- Flag of Alabama in 1861 (obverse and reverse)
- Active: April 1862 to November 1863
- Country: Confederate States of America
- Allegiance: CSA
- Branch: Infantry
- Engagements: Battle of Stone's River

= 32nd Alabama Infantry Regiment =

Infantry regiment of the Confederate States Army

The 32nd Alabama Infantry Regiment was an infantry regiment that served in the Confederate Army during the American Civil War.

==Service==
On Dec. 27, 1861, Alexander McKinstry of Mobile, Alabama wrote the Confederate States War Department requesting authority to raise a regiment. His offer to Secretary of War James Seddon included a proposal to arm each enlisted man in his regiment with a Bowie knife and a pike. At the time McKinstry already held a commission as Colonel, 48th Alabama Militia Regiment, based in Mobile County, Alabama. As an officer of militia, on Feb. 18, 1862, McKinstry purchased 854 uniform jackets and pants, 677 pair of shoes, plus shirts, great coats and flannel drawers. The Confederate Government later reimbursed the state for this clothing, suggesting that officers and men of McKinstry's 32nd Alabama Infantry Regiment receive it. The regiment entered Confederate service at Camp Goodwin, near Mobile, Alabama, Apr. 18, 1862.

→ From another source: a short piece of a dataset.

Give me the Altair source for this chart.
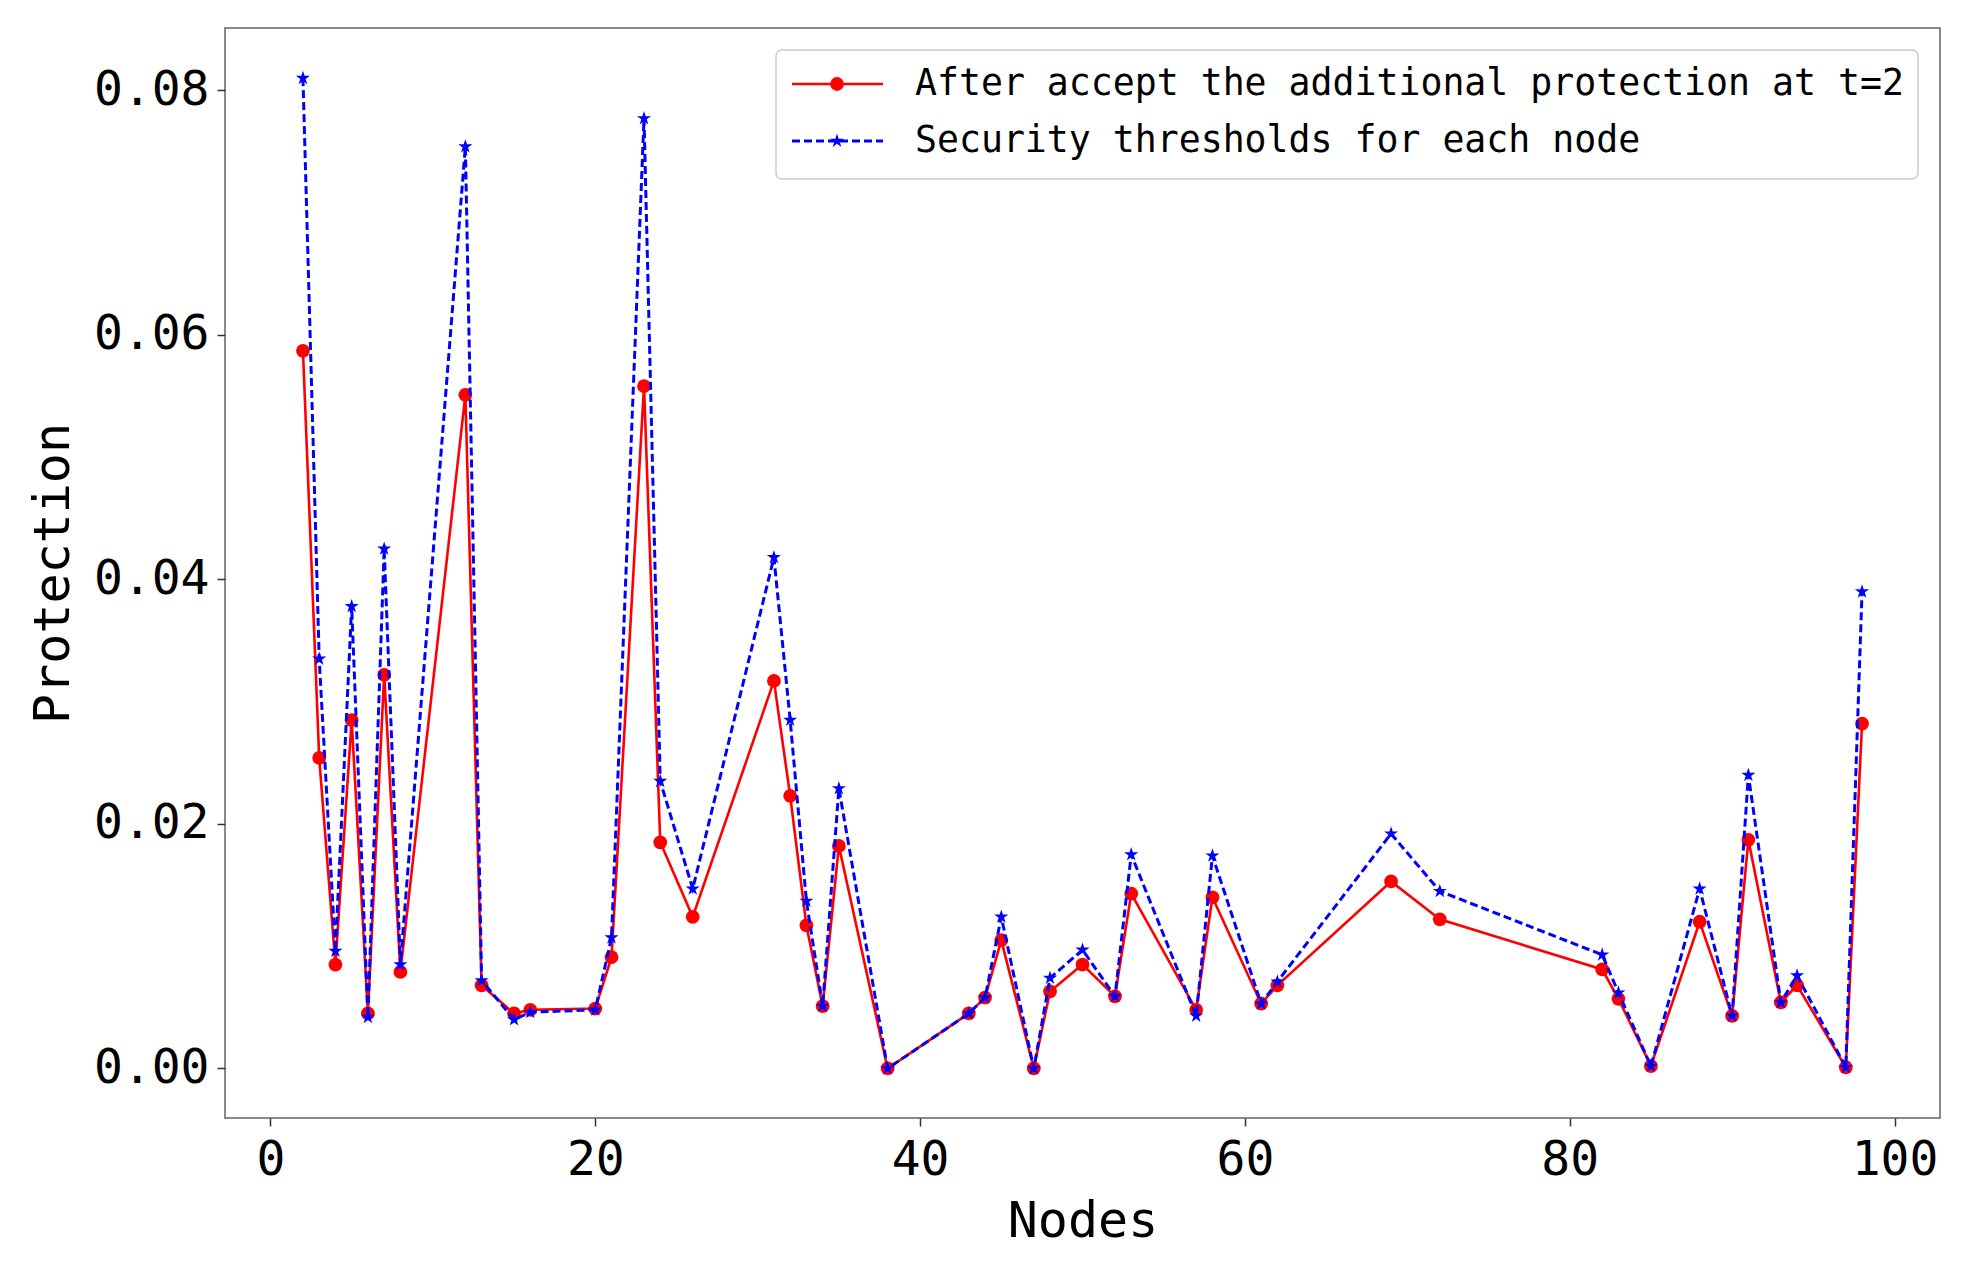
import altair as alt
import pandas as pd

nodes = [2, 3, 4, 5, 6, 7, 8, 12, 13, 15, 16, 20, 21, 23, 24, 26, 31, 32, 33, 34, 35,
         38, 43, 44, 45, 47, 48, 50, 52, 53, 57, 58, 61, 62, 69, 72, 82, 83, 85, 88,
         90, 91, 93, 94, 97, 98]
after = [0.0587, 0.0254, 0.0085, 0.0285, 0.0045, 0.0322, 0.0079, 0.0551, 0.0068, 0.0045,
         0.0048, 0.0049, 0.0091, 0.0558, 0.0185, 0.0124, 0.0317, 0.0223, 0.0117, 0.0051,
         0.0182, 0.0000, 0.0045, 0.0058, 0.0105, 0.0000, 0.0063, 0.0085, 0.0059, 0.0143,
         0.0048, 0.0140, 0.0053, 0.0068, 0.0153, 0.0122, 0.0081, 0.0057, 0.0002, 0.0120,
         0.0043, 0.0187, 0.0054, 0.0068, 0.0001, 0.0282]
threshold = [0.0810, 0.0335, 0.0096, 0.0378, 0.0042, 0.0425, 0.0085, 0.0754, 0.0072, 0.0040,
             0.0046, 0.0048, 0.0107, 0.0777, 0.0235, 0.0147, 0.0418, 0.0285, 0.0137, 0.0051,
             0.0229, 0.0000, 0.0045, 0.0058, 0.0124, 0.0000, 0.0074, 0.0097, 0.0059, 0.0175,
             0.0043, 0.0174, 0.0053, 0.0071, 0.0192, 0.0145, 0.0093, 0.0062, 0.0002, 0.0147,
             0.0043, 0.0240, 0.0054, 0.0076, 0.0001, 0.0390]
legend_labels = ["After accept the additional protection at t=2",
                 "Security thresholds for each node"]
x_ticks = [0, 20, 40, 60, 80, 100]
y_ticks = [0.0, 0.02, 0.04, 0.06, 0.08]

RED = "#ff0000"
BLUE = "#0000ff"
FONT = "DejaVu Sans Mono"
STAR = ("M0,-1L0.2245,-0.309L0.951,-0.309L0.3633,0.118L0.5878,0.809L0,0.382"
        "L-0.5878,0.809L-0.3633,0.118L-0.951,-0.309L-0.2245,-0.309Z")

df_a = pd.DataFrame({"node": nodes, "value": after})
df_t = pd.DataFrame({"node": nodes, "value": threshold})

xs = alt.Scale(domain=[-2.8, 102.8], nice=False, zero=False)
ys = alt.Scale(domain=[-0.00405, 0.0851], nice=False, zero=False)

x_enc = alt.X("node:Q", scale=xs,
              axis=alt.Axis(orient="bottom", values=x_ticks, title="Nodes", format="d",
                            labelPadding=10, titleY=118, titleBaseline="alphabetic"))
y_enc = alt.Y("value:Q", scale=ys,
              axis=alt.Axis(orient="left", values=y_ticks, title="Protection", format=".2f",
                            labelPadding=8, titleX=-172, titleY=545, titleAngle=270,
                            titleAlign="center", titleBaseline="middle"))

red_line = alt.Chart(df_a).mark_line(
    color=RED, strokeWidth=2.6, point=alt.OverlayMarkDef(
        filled=True, shape="circle", size=190, color=RED, opacity=1)
).encode(x=x_enc, y=y_enc)
blue_line = alt.Chart(df_t).mark_line(
    color=BLUE, strokeWidth=3, strokeDash=[8, 4], point=alt.OverlayMarkDef(
        filled=True, shape=STAR, size=220, color=BLUE, opacity=1)
).encode(x=x_enc, y=y_enc)

# Legend (decoration drawn inside the plot area, matplotlib style)
leg = pd.DataFrame({"label": legend_labels, "row": [0, 1]})
leg_base = alt.Chart(leg)
leg_box = alt.Chart(pd.DataFrame({"k": [0]})).mark_rect(
    fill="white", fillOpacity=0.85, stroke="#cccccc", strokeWidth=1.5, cornerRadius=6
).encode(x=alt.value(551), x2=alt.value(1693), y=alt.value(22), y2=alt.value(151))
leg_red_line = leg_base.transform_filter("datum.row == 0").mark_rule(
    color=RED, strokeWidth=2.6).encode(x=alt.value(567), x2=alt.value(658), y=alt.value(56))
leg_red_pt = leg_base.transform_filter("datum.row == 0").mark_point(
    color=RED, filled=True, shape="circle", size=190, opacity=1
).encode(x=alt.value(612), y=alt.value(56))
leg_blue_line = leg_base.transform_filter("datum.row == 1").mark_rule(
    color=BLUE, strokeWidth=3, strokeDash=[8, 4]
).encode(x=alt.value(567), x2=alt.value(658), y=alt.value(113))
leg_blue_pt = leg_base.transform_filter("datum.row == 1").mark_point(
    color=BLUE, filled=True, shape=STAR, size=220, opacity=1
).encode(x=alt.value(612), y=alt.value(113))
leg_text1 = leg_base.transform_filter("datum.row == 0").mark_text(
    font=FONT, fontSize=36.5, align="left", baseline="middle", color="black"
).encode(x=alt.value(690), y=alt.value(56), text="label:N")
leg_text2 = leg_base.transform_filter("datum.row == 1").mark_text(
    font=FONT, fontSize=36.5, align="left", baseline="middle", color="black"
).encode(x=alt.value(690), y=alt.value(113), text="label:N")

chart = alt.layer(
    red_line, blue_line,
    leg_box, leg_red_line, leg_red_pt, leg_blue_line, leg_blue_pt, leg_text1, leg_text2
).properties(
    width=1715, height=1090,
    autosize=alt.AutoSizeParams(type="none"),
    padding={"left": 217, "top": 20, "right": 15, "bottom": 142},
    background="white",
).configure_view(
    stroke="#888888", strokeWidth=2
).configure_axis(
    grid=False, domain=False, ticks=True, tickColor="#333333", tickSize=8, tickWidth=1.5,
    labelFont=FONT, labelFontSize=48, labelColor="black",
    titleFont=FONT, titleFontSize=50, titleFontWeight="normal", titleColor="black",
)

chart.save("out.html", embed_options={"renderer": "svg", "actions": False})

Companies and Their Captains
- "A" of Washington County, Alabama, "Wilson Guards", Capt. Robert L. Bowling,
- "B" of Mobile County, Alabama, Capt. John Drew,
- "C" of Mobile County, Alabama and Baldwin County, Alabama, "John Scott Infantry", Capt. Thomas S. Eaton,
- "D" of Wilcox County, Alabama and Clarke County, Alabama, "Creagh Guards", Capt. John W. Creagh,
- "E" of Clarke County, Alabama, "Bigbee Guards", Capt. Alexander Kilpatrick,
- "F" of Choctaw County, Alabama, Mobile County, Alabama and Washington County, Alabama, "Choctaw Guards", Capt. Hampton S. Smith, Jr.,
- "G" of Clarke County, Alabama and Washington County, Alabama, "Dickinson Guards", Capt. John C. Kimball,
- "H" of Clarke County, Alabama, Capt. John W. Bell,
- "I" of Mobile County, Alabama, Tuscaloosa County, Alabama and Fayette County, Alabama, Capt. Waller Thompson.,
- "K" of Mobile County, Alabama, "John Scott Guards", Capt. Isaac McCleveland.

On Nov. 23, 1863, this regiment and the 58th Regiment Alabama Infantry were consolidated to form the 32nd and 58th (Consolidated) Alabama Infantry Regiment.

==Total strength and casualties==

Abstract of the Field Return, Army of Mobile, Mar. 31, 1862.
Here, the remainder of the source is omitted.